■ Written problem
Repeat the data that follows, word for word, without the images.

■ Information shown
>> START

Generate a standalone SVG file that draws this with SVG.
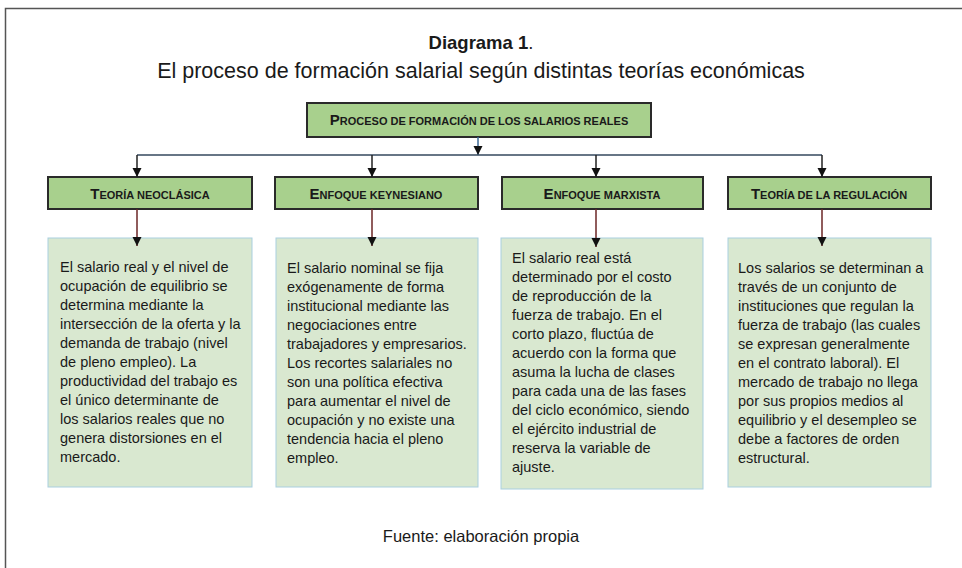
<svg xmlns="http://www.w3.org/2000/svg" width="962" height="568" viewBox="0 0 962 568">
<style>
.t{font-family:"Liberation Sans",Arial,sans-serif;fill:#1a1a1a}
.body{font-size:14.5px}
.hd{font-weight:bold;font-size:11px}
.big{font-size:15px}
.head rect{fill:#a8d08d;stroke:#2a2a2a;stroke-width:2}
.card rect{fill:#d9e8d0;stroke:#a9cfe0;stroke-width:1}
.c{fill:none;stroke-width:1.5}
</style>
<defs>
<marker id="ah" markerUnits="userSpaceOnUse" markerWidth="10" markerHeight="10" refX="9" refY="4.5" orient="auto">
<path d="M0,0 L9,4.5 L0,9 z" fill="#111"/>
</marker>
</defs>
<path d="M5.5,568 V8.5 H962" fill="none" stroke="#555" stroke-width="1.5"/>
<g id="title">
<text class="t" x="481" y="49" text-anchor="middle" font-size="18.5"><tspan font-weight="bold">Diagrama 1</tspan>.</text>
<text class="t" x="481" y="78" text-anchor="middle" font-size="21.5">El proceso de formación salarial según distintas teorías económicas</text>
</g>
<g id="root" class="head">
<rect x="307" y="103" width="344" height="34"/>
<text class="t hd" x="479" y="125" text-anchor="middle"><tspan class="big">P</tspan>ROCESO DE FORMACIÓN DE LOS SALARIOS REALES</text>
</g>
<g id="h1" class="head">
<rect x="48" y="177" width="204" height="32"/>
<text class="t hd" x="150" y="199" text-anchor="middle"><tspan class="big">T</tspan>EORÍA NEOCLÁSICA</text>
</g>
<g id="h2" class="head">
<rect x="275" y="177" width="203" height="32"/>
<text class="t hd" x="376" y="199" text-anchor="middle"><tspan class="big">E</tspan>NFOQUE KEYNESIANO</text>
</g>
<g id="h3" class="head">
<rect x="502" y="177" width="201" height="32"/>
<text class="t hd" x="602" y="199" text-anchor="middle"><tspan class="big">E</tspan>NFOQUE MARXISTA</text>
</g>
<g id="h4" class="head">
<rect x="728" y="177" width="203" height="32"/>
<text class="t hd" x="829" y="199" text-anchor="middle"><tspan class="big">T</tspan>EORÍA DE LA REGULACIÓN</text>
</g>
<g id="b1" class="card">
<rect x="48" y="238" width="204" height="249"/>
<text class="t body">
<tspan x="60" y="272">El salario real y el nivel de</tspan>
<tspan x="60" y="291">ocupación de equilibrio se</tspan>
<tspan x="60" y="310">determina mediante la</tspan>
<tspan x="60" y="329">intersección de la oferta y la</tspan>
<tspan x="60" y="348">demanda de trabajo (nivel</tspan>
<tspan x="60" y="367">de pleno empleo). La</tspan>
<tspan x="60" y="386">productividad del trabajo es</tspan>
<tspan x="60" y="405">el único determinante de</tspan>
<tspan x="60" y="424">los salarios reales que no</tspan>
<tspan x="60" y="443">genera distorsiones en el</tspan>
<tspan x="60" y="462">mercado.</tspan>
</text>
</g>
<g id="b2" class="card">
<rect x="276" y="238" width="202" height="249"/>
<text class="t body">
<tspan x="287" y="273">El salario nominal se fija</tspan>
<tspan x="287" y="292">exógenamente de forma</tspan>
<tspan x="287" y="311">institucional mediante las</tspan>
<tspan x="287" y="330">negociaciones entre</tspan>
<tspan x="287" y="349">trabajadores y empresarios.</tspan>
<tspan x="287" y="368">Los recortes salariales no</tspan>
<tspan x="287" y="387">son una política efectiva</tspan>
<tspan x="287" y="406">para aumentar el nivel de</tspan>
<tspan x="287" y="425">ocupación y no existe una</tspan>
<tspan x="287" y="444">tendencia hacia el pleno</tspan>
<tspan x="287" y="463">empleo.</tspan>
</text>
</g>
<g id="b3" class="card">
<rect x="501" y="238" width="202" height="251"/>
<text class="t body">
<tspan x="512" y="263">El salario real está</tspan>
<tspan x="512" y="282">determinado por el costo</tspan>
<tspan x="512" y="301">de reproducción de la</tspan>
<tspan x="512" y="320">fuerza de trabajo. En el</tspan>
<tspan x="512" y="339">corto plazo, fluctúa de</tspan>
<tspan x="512" y="358">acuerdo con la forma que</tspan>
<tspan x="512" y="377">asuma la lucha de clases</tspan>
<tspan x="512" y="396">para cada una de las fases</tspan>
<tspan x="512" y="415">del ciclo económico, siendo</tspan>
<tspan x="512" y="434">el ejército industrial de</tspan>
<tspan x="512" y="453">reserva la variable de</tspan>
<tspan x="512" y="472">ajuste.</tspan>
</text>
</g>
<g id="b4" class="card">
<rect x="728" y="238" width="203" height="249"/>
<text class="t body">
<tspan x="738" y="273">Los salarios se determinan a</tspan>
<tspan x="738" y="292">través de un conjunto de</tspan>
<tspan x="738" y="311">instituciones que regulan la</tspan>
<tspan x="738" y="330">fuerza de trabajo (las cuales</tspan>
<tspan x="738" y="349">se expresan generalmente</tspan>
<tspan x="738" y="368">en el contrato laboral). El</tspan>
<tspan x="738" y="387">mercado de trabajo no llega</tspan>
<tspan x="738" y="406">por sus propios medios al</tspan>
<tspan x="738" y="425">equilibrio y el desempleo se</tspan>
<tspan x="738" y="444">debe a factores de orden</tspan>
<tspan x="738" y="463">estructural.</tspan>
</text>
</g>
<g id="connectors">
<line class="c" x1="478" y1="137" x2="478" y2="155" stroke="#3d6a96" marker-end="url(#ah)"/>
<line class="c" x1="137" y1="155" x2="822" y2="155" stroke="#34495e"/>
<line class="c" x1="137" y1="155" x2="137" y2="177" stroke="#222" marker-end="url(#ah)"/>
<line class="c" x1="372" y1="155" x2="372" y2="177" stroke="#222" marker-end="url(#ah)"/>
<line class="c" x1="596" y1="155" x2="596" y2="177" stroke="#222" marker-end="url(#ah)"/>
<line class="c" x1="822" y1="155" x2="822" y2="177" stroke="#222" marker-end="url(#ah)"/>
<line class="c" x1="137" y1="209" x2="137" y2="246" stroke="#6b2626" marker-end="url(#ah)"/>
<line class="c" x1="372" y1="209" x2="372" y2="246" stroke="#6b2626" marker-end="url(#ah)"/>
<line class="c" x1="596" y1="209" x2="596" y2="247" stroke="#6b2626" marker-end="url(#ah)"/>
<line class="c" x1="822" y1="209" x2="822" y2="246" stroke="#6b2626" marker-end="url(#ah)"/>
</g>
<g id="source">
<text class="t" x="481" y="542" text-anchor="middle" font-size="16.5">Fuente: elaboración propia</text>
</g>
</svg>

>> END

■ Task solution
Generate a standalone SVG file that draws this with SVG.
<svg xmlns="http://www.w3.org/2000/svg" width="962" height="568" viewBox="0 0 962 568">
<style>
.t{font-family:"Liberation Sans",Arial,sans-serif;fill:#1a1a1a}
.body{font-size:14.5px}
.hd{font-weight:bold;font-size:11px}
.big{font-size:15px}
.head rect{fill:#a8d08d;stroke:#2a2a2a;stroke-width:2}
.card rect{fill:#d9e8d0;stroke:#a9cfe0;stroke-width:1}
.c{fill:none;stroke-width:1.5}
</style>
<defs>
<marker id="ah" markerUnits="userSpaceOnUse" markerWidth="10" markerHeight="10" refX="9" refY="4.5" orient="auto">
<path d="M0,0 L9,4.5 L0,9 z" fill="#111"/>
</marker>
</defs>
<path d="M5.5,568 V8.5 H962" fill="none" stroke="#555" stroke-width="1.5"/>
<g id="title">
<text class="t" x="481" y="49" text-anchor="middle" font-size="18.5"><tspan font-weight="bold">Diagrama 1</tspan>.</text>
<text class="t" x="481" y="78" text-anchor="middle" font-size="21.5">El proceso de formación salarial según distintas teorías económicas</text>
</g>
<g id="root" class="head">
<rect x="307" y="103" width="344" height="34"/>
<text class="t hd" x="479" y="125" text-anchor="middle"><tspan class="big">P</tspan>ROCESO DE FORMACIÓN DE LOS SALARIOS REALES</text>
</g>
<g id="h1" class="head">
<rect x="48" y="177" width="204" height="32"/>
<text class="t hd" x="150" y="199" text-anchor="middle"><tspan class="big">T</tspan>EORÍA NEOCLÁSICA</text>
</g>
<g id="h2" class="head">
<rect x="275" y="177" width="203" height="32"/>
<text class="t hd" x="376" y="199" text-anchor="middle"><tspan class="big">E</tspan>NFOQUE KEYNESIANO</text>
</g>
<g id="h3" class="head">
<rect x="502" y="177" width="201" height="32"/>
<text class="t hd" x="602" y="199" text-anchor="middle"><tspan class="big">E</tspan>NFOQUE MARXISTA</text>
</g>
<g id="h4" class="head">
<rect x="728" y="177" width="203" height="32"/>
<text class="t hd" x="829" y="199" text-anchor="middle"><tspan class="big">T</tspan>EORÍA DE LA REGULACIÓN</text>
</g>
<g id="b1" class="card">
<rect x="48" y="238" width="204" height="249"/>
<text class="t body">
<tspan x="60" y="272">El salario real y el nivel de</tspan>
<tspan x="60" y="291">ocupación de equilibrio se</tspan>
<tspan x="60" y="310">determina mediante la</tspan>
<tspan x="60" y="329">intersección de la oferta y la</tspan>
<tspan x="60" y="348">demanda de trabajo (nivel</tspan>
<tspan x="60" y="367">de pleno empleo). La</tspan>
<tspan x="60" y="386">productividad del trabajo es</tspan>
<tspan x="60" y="405">el único determinante de</tspan>
<tspan x="60" y="424">los salarios reales que no</tspan>
<tspan x="60" y="443">genera distorsiones en el</tspan>
<tspan x="60" y="462">mercado.</tspan>
</text>
</g>
<g id="b2" class="card">
<rect x="276" y="238" width="202" height="249"/>
<text class="t body">
<tspan x="287" y="273">El salario nominal se fija</tspan>
<tspan x="287" y="292">exógenamente de forma</tspan>
<tspan x="287" y="311">institucional mediante las</tspan>
<tspan x="287" y="330">negociaciones entre</tspan>
<tspan x="287" y="349">trabajadores y empresarios.</tspan>
<tspan x="287" y="368">Los recortes salariales no</tspan>
<tspan x="287" y="387">son una política efectiva</tspan>
<tspan x="287" y="406">para aumentar el nivel de</tspan>
<tspan x="287" y="425">ocupación y no existe una</tspan>
<tspan x="287" y="444">tendencia hacia el pleno</tspan>
<tspan x="287" y="463">empleo.</tspan>
</text>
</g>
<g id="b3" class="card">
<rect x="501" y="238" width="202" height="251"/>
<text class="t body">
<tspan x="512" y="263">El salario real está</tspan>
<tspan x="512" y="282">determinado por el costo</tspan>
<tspan x="512" y="301">de reproducción de la</tspan>
<tspan x="512" y="320">fuerza de trabajo. En el</tspan>
<tspan x="512" y="339">corto plazo, fluctúa de</tspan>
<tspan x="512" y="358">acuerdo con la forma que</tspan>
<tspan x="512" y="377">asuma la lucha de clases</tspan>
<tspan x="512" y="396">para cada una de las fases</tspan>
<tspan x="512" y="415">del ciclo económico, siendo</tspan>
<tspan x="512" y="434">el ejército industrial de</tspan>
<tspan x="512" y="453">reserva la variable de</tspan>
<tspan x="512" y="472">ajuste.</tspan>
</text>
</g>
<g id="b4" class="card">
<rect x="728" y="238" width="203" height="249"/>
<text class="t body">
<tspan x="738" y="273">Los salarios se determinan a</tspan>
<tspan x="738" y="292">través de un conjunto de</tspan>
<tspan x="738" y="311">instituciones que regulan la</tspan>
<tspan x="738" y="330">fuerza de trabajo (las cuales</tspan>
<tspan x="738" y="349">se expresan generalmente</tspan>
<tspan x="738" y="368">en el contrato laboral). El</tspan>
<tspan x="738" y="387">mercado de trabajo no llega</tspan>
<tspan x="738" y="406">por sus propios medios al</tspan>
<tspan x="738" y="425">equilibrio y el desempleo se</tspan>
<tspan x="738" y="444">debe a factores de orden</tspan>
<tspan x="738" y="463">estructural.</tspan>
</text>
</g>
<g id="connectors">
<line class="c" x1="478" y1="137" x2="478" y2="155" stroke="#3d6a96" marker-end="url(#ah)"/>
<line class="c" x1="137" y1="155" x2="822" y2="155" stroke="#34495e"/>
<line class="c" x1="137" y1="155" x2="137" y2="177" stroke="#222" marker-end="url(#ah)"/>
<line class="c" x1="372" y1="155" x2="372" y2="177" stroke="#222" marker-end="url(#ah)"/>
<line class="c" x1="596" y1="155" x2="596" y2="177" stroke="#222" marker-end="url(#ah)"/>
<line class="c" x1="822" y1="155" x2="822" y2="177" stroke="#222" marker-end="url(#ah)"/>
<line class="c" x1="137" y1="209" x2="137" y2="246" stroke="#6b2626" marker-end="url(#ah)"/>
<line class="c" x1="372" y1="209" x2="372" y2="246" stroke="#6b2626" marker-end="url(#ah)"/>
<line class="c" x1="596" y1="209" x2="596" y2="247" stroke="#6b2626" marker-end="url(#ah)"/>
<line class="c" x1="822" y1="209" x2="822" y2="246" stroke="#6b2626" marker-end="url(#ah)"/>
</g>
<g id="source">
<text class="t" x="481" y="542" text-anchor="middle" font-size="16.5">Fuente: elaboración propia</text>
</g>
</svg>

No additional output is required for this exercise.